Chris Schulz Published

Lawsuit Filed Against Suddenlink One Month After State Fines

Gavel on laptop.

A class-action lawsuit was filed Monday against cable provider Suddenlink for failing to provide reliable cable TV and internet service.

The lawsuit was filed in the U.S. District Court’s Southern District of West Virginia on behalf of a St. Albans resident, as well as all West Virginia Suddenlink customers from 2016 to the present day.

The suit names Suddenlink’s parent company, Altice, as a plaintiff in the case and argues that Altice’s cost-cutting practices have contributed to a decline in service.

On February 9, the company was fined more than $2 million dollars by the Public Service Commission of West Virginia for failing to provide reliable service. The Commission also ordered Suddenlink to locate a call center in West Virginia, amongst other requirements aimed at improving customer service.

The penalties stemmed from an investigation into what the Commission called, “a staggering number of quality of service complaints.” These included delays in service restoration and billing errors. The investigation found that the company had ignored thousands of customer complaints while intentionally reducing its maintenance work and budget.

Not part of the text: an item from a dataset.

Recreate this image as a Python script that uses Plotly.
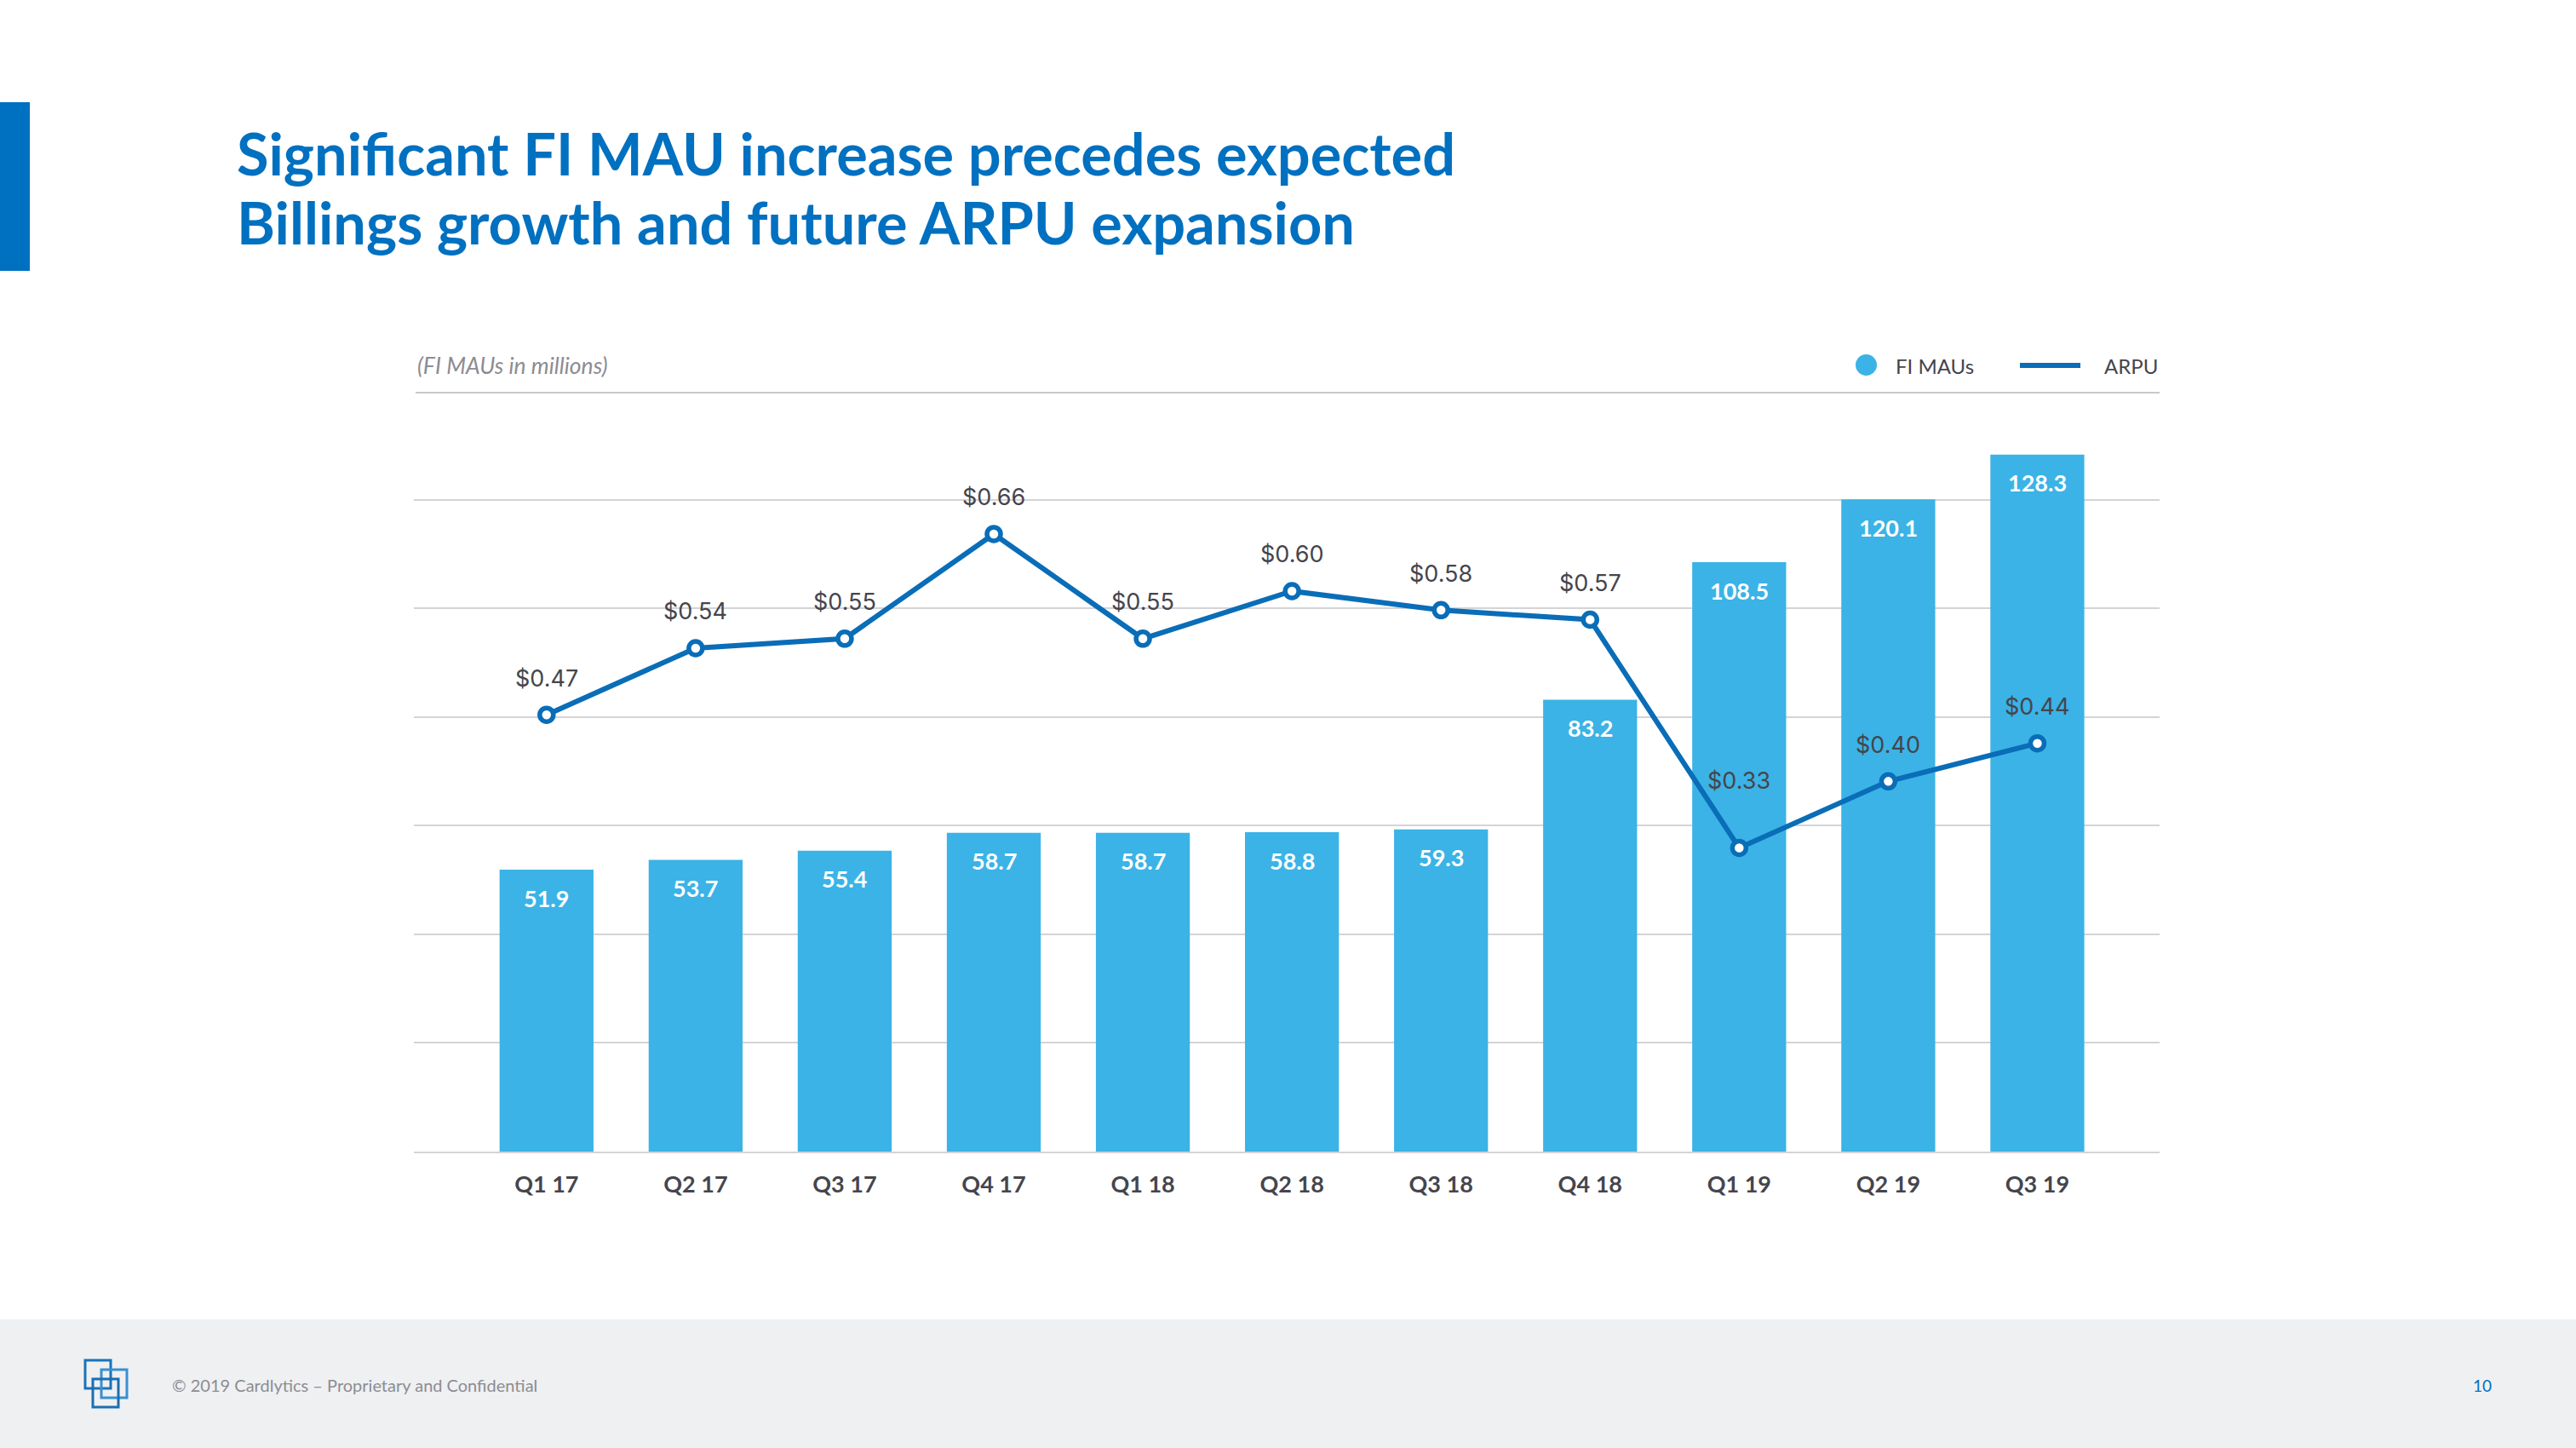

The lawsuit makes repeated reference to PSC’s findings. The order specified Suddenlink’s cable services, but the suit argues to extend the order’s provisions for service improvements to Suddenlink’s internet and phone services as well.

The filing further accuses Suddenlink and its parent companies of binding customers by an unsigned agreement that the plaintiff argues is unenforceable in West Virginia.

The plaintiff is seeking an injunction to stop Suddenlink from doing several things, including hiring technicians from parent company Altice, routing customer calls out of the state, and utilizing outdated equipment.